» Directions for this task
Skip pictures; extract every line from the one with "Rebuild this chart" through the one with "from matplotlib.ticker import", exactly as written.

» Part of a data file
## START
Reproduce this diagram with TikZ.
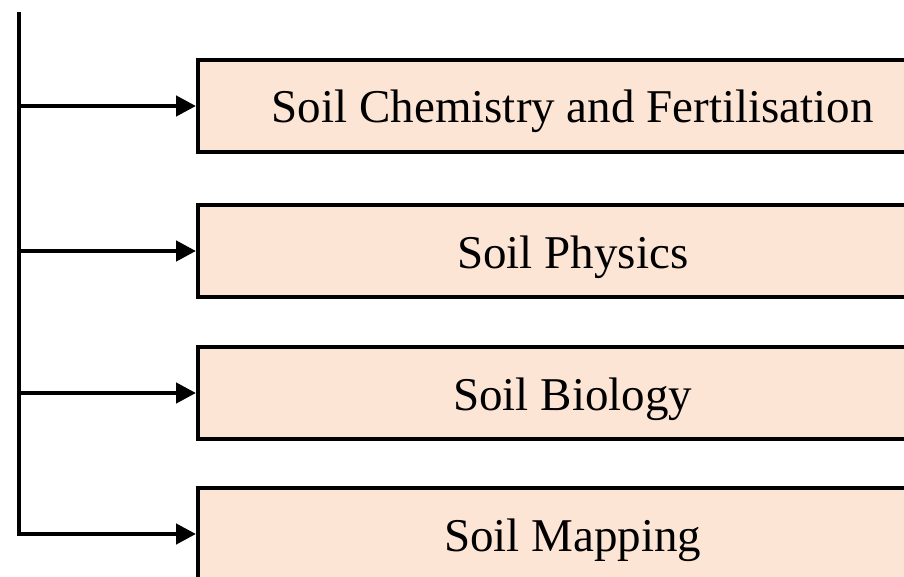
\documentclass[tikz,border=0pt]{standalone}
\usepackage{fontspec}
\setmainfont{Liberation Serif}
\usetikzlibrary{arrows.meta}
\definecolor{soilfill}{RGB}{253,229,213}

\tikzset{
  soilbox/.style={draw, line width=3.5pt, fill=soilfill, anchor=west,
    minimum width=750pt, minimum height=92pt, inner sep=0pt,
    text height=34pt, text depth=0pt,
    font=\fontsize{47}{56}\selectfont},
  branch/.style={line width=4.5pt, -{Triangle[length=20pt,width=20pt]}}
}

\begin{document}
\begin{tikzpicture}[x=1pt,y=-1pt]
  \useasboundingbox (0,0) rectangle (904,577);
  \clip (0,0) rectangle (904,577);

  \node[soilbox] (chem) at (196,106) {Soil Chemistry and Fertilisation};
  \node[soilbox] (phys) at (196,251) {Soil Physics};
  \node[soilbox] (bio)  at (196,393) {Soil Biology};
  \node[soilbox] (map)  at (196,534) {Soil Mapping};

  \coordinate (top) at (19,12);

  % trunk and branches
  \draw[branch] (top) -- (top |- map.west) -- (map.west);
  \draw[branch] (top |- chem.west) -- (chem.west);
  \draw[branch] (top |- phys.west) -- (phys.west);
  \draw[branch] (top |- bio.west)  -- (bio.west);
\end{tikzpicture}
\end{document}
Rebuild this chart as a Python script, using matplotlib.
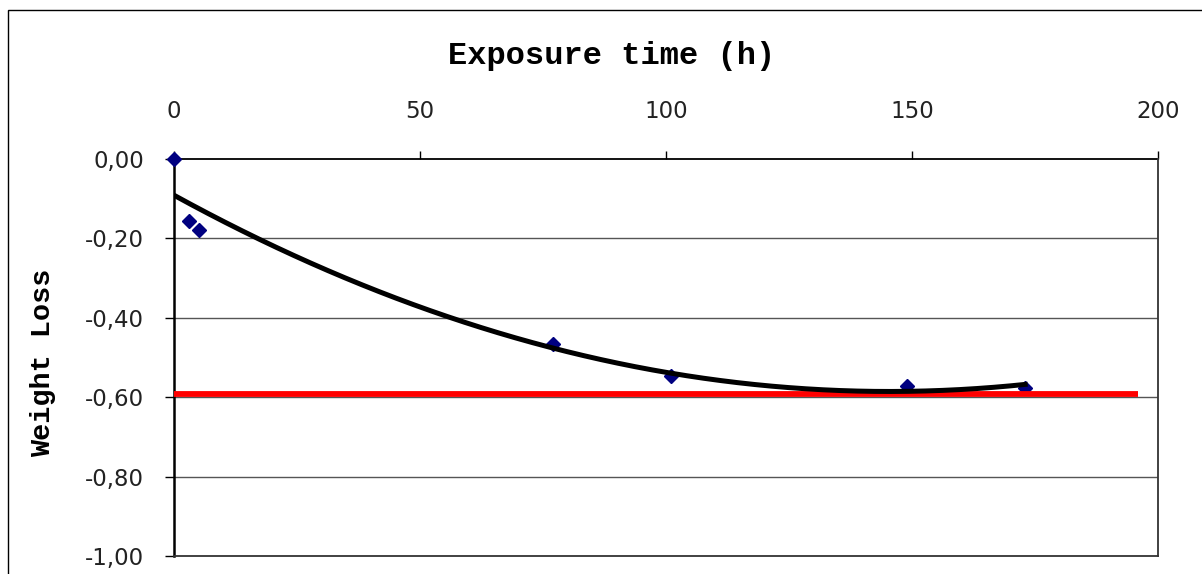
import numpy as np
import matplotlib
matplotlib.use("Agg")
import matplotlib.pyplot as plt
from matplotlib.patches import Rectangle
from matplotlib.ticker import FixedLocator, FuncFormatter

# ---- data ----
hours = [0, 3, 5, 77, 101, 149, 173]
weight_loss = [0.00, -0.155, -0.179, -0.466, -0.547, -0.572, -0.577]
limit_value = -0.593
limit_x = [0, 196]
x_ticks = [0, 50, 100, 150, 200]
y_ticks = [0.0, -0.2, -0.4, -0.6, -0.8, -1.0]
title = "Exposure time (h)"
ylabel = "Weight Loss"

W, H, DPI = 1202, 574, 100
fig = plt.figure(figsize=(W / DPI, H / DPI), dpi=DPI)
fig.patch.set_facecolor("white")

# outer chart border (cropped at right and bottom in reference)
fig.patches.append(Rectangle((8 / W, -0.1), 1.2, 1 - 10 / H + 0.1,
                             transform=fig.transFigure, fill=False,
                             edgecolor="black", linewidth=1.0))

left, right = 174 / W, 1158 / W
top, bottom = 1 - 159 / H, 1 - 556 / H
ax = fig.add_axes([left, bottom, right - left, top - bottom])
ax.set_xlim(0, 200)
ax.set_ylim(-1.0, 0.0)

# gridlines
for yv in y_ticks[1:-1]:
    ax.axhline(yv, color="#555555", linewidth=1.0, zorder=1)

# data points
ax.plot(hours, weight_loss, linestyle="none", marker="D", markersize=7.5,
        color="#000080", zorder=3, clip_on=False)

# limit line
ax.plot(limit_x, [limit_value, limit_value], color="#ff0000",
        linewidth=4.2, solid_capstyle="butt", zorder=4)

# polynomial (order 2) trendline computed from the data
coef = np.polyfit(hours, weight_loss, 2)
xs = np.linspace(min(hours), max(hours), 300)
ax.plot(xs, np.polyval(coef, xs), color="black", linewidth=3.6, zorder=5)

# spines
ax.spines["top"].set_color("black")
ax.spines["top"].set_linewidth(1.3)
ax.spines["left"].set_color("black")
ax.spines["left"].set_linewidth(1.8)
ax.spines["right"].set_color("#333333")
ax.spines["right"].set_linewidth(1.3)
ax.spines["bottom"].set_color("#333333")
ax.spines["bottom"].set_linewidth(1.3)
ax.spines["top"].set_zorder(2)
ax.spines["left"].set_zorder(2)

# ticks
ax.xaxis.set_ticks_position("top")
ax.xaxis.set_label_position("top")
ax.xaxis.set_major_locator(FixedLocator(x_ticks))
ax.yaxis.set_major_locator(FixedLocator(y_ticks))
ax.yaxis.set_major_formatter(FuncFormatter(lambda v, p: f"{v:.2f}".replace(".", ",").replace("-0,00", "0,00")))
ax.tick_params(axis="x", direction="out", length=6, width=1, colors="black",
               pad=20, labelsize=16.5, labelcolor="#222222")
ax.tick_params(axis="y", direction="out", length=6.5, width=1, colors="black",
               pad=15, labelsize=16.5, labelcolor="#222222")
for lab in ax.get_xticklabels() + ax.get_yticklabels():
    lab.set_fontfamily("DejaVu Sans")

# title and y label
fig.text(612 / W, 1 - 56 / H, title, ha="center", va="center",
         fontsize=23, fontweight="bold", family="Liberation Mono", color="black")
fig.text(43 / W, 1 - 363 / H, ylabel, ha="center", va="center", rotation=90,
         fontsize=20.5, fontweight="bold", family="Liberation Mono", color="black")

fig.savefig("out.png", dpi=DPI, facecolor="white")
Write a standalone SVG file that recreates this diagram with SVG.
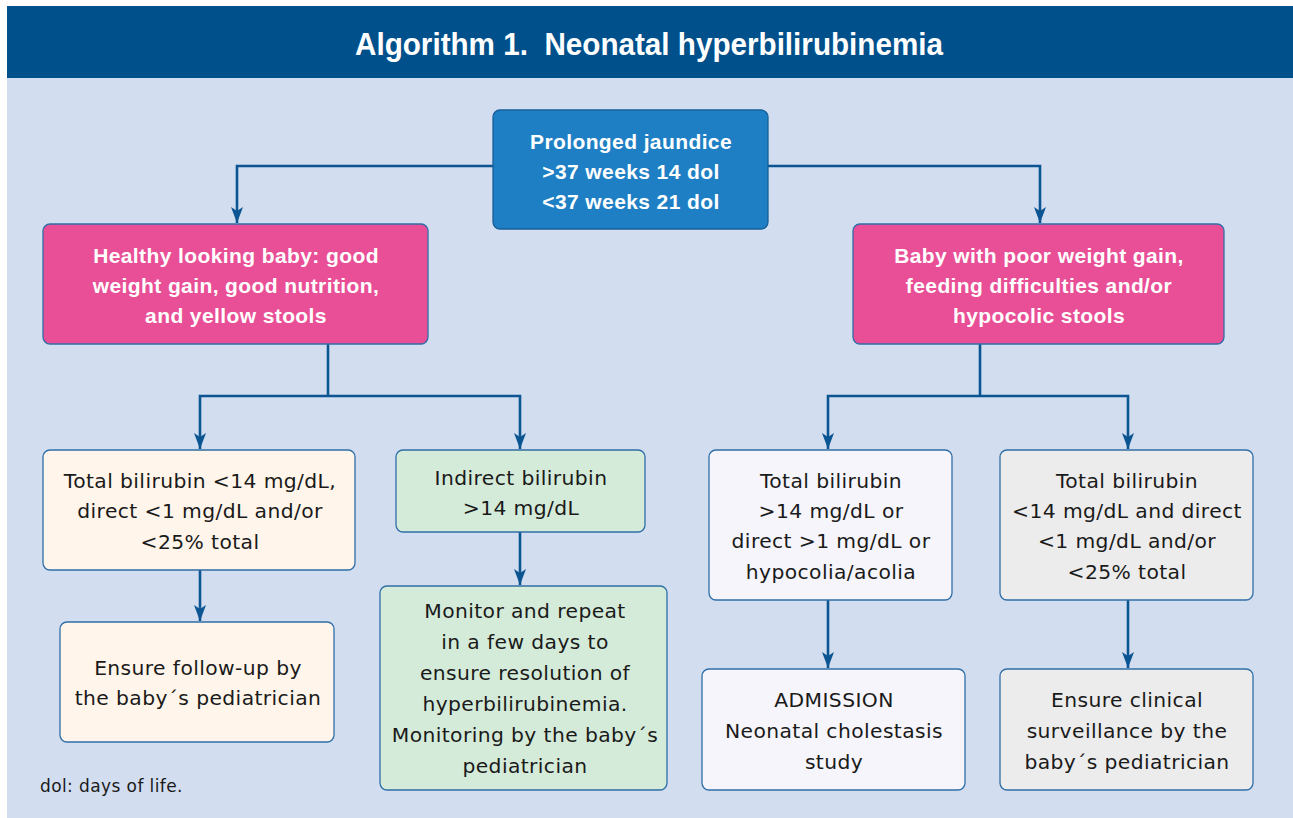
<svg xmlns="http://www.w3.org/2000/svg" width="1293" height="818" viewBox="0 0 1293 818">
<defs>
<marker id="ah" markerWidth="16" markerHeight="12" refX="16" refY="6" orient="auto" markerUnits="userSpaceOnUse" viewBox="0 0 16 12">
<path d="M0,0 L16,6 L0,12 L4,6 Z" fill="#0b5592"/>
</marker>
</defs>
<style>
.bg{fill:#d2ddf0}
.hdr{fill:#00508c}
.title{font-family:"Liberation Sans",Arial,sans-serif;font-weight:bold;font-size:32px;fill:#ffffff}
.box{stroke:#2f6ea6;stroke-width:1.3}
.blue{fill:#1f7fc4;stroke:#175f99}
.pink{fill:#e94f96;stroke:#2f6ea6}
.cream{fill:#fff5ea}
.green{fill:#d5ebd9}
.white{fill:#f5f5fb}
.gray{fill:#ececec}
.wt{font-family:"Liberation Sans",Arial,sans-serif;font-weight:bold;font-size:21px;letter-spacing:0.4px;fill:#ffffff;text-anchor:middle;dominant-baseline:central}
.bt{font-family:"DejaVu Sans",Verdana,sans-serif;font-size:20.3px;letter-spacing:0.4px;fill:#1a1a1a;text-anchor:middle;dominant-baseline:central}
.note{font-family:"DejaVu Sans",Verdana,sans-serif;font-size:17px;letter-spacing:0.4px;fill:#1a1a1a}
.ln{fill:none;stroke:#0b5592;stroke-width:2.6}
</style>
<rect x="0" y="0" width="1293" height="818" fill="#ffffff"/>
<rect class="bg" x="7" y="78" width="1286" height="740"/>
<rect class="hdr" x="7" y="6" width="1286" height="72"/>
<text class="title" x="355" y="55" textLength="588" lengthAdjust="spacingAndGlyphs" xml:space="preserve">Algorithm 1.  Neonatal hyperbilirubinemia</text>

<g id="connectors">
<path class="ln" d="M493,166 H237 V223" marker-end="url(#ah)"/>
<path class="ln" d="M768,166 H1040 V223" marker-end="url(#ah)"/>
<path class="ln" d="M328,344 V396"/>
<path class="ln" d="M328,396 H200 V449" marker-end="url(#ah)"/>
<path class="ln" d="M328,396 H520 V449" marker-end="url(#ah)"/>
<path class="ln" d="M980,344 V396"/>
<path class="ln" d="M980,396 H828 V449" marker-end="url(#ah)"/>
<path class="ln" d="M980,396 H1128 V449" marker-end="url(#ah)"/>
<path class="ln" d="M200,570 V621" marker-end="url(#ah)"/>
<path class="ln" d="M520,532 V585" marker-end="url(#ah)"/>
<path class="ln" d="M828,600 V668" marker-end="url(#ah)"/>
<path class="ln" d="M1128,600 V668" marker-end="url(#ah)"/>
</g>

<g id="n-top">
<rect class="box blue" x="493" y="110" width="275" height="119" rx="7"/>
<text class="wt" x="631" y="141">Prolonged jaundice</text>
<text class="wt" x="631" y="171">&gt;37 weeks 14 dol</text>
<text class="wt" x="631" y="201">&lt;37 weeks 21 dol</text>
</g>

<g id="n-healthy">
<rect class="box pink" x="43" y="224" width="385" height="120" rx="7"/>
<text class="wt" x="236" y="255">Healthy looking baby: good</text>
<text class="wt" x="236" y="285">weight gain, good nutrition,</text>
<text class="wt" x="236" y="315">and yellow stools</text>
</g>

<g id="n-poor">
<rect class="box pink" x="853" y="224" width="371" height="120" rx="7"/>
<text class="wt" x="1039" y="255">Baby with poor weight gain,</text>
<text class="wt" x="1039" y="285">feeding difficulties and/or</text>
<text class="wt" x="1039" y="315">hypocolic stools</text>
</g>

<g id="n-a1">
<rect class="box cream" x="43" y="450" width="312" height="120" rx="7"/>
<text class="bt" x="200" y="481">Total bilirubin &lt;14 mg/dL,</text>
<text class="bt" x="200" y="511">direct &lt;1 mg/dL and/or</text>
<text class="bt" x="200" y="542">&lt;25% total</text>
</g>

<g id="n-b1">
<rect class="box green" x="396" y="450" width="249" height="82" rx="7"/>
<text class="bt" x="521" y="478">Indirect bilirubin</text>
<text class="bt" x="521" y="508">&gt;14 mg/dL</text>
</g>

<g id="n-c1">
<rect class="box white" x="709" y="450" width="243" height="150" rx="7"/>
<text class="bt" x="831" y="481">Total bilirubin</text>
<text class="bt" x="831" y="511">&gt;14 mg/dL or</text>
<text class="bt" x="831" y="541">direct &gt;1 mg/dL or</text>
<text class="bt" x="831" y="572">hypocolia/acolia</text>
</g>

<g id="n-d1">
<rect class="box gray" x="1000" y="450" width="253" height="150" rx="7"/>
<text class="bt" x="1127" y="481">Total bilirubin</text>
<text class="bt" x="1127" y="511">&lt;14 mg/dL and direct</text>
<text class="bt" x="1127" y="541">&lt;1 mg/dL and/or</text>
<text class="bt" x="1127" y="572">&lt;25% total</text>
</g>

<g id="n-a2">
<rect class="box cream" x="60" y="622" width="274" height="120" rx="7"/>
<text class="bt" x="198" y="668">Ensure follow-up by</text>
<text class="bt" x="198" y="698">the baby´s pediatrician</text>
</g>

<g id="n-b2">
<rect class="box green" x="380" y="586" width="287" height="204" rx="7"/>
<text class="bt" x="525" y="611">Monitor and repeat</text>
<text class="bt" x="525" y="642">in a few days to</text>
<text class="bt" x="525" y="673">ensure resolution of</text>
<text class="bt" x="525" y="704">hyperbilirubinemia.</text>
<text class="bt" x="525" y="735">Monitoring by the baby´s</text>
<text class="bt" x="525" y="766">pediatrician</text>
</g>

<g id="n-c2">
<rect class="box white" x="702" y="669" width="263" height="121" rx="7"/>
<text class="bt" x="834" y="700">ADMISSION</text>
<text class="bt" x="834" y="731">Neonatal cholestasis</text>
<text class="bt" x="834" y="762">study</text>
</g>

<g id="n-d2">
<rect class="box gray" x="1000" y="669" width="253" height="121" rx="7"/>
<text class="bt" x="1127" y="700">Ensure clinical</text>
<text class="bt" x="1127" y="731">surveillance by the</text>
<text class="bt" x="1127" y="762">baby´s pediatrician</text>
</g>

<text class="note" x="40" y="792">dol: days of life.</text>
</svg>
## END
» Output of the exercise
Rebuild this chart as a Python script, using matplotlib.
import numpy as np
import matplotlib
matplotlib.use("Agg")
import matplotlib.pyplot as plt
from matplotlib.patches import Rectangle
from matplotlib.ticker import FixedLocator, FuncFormatter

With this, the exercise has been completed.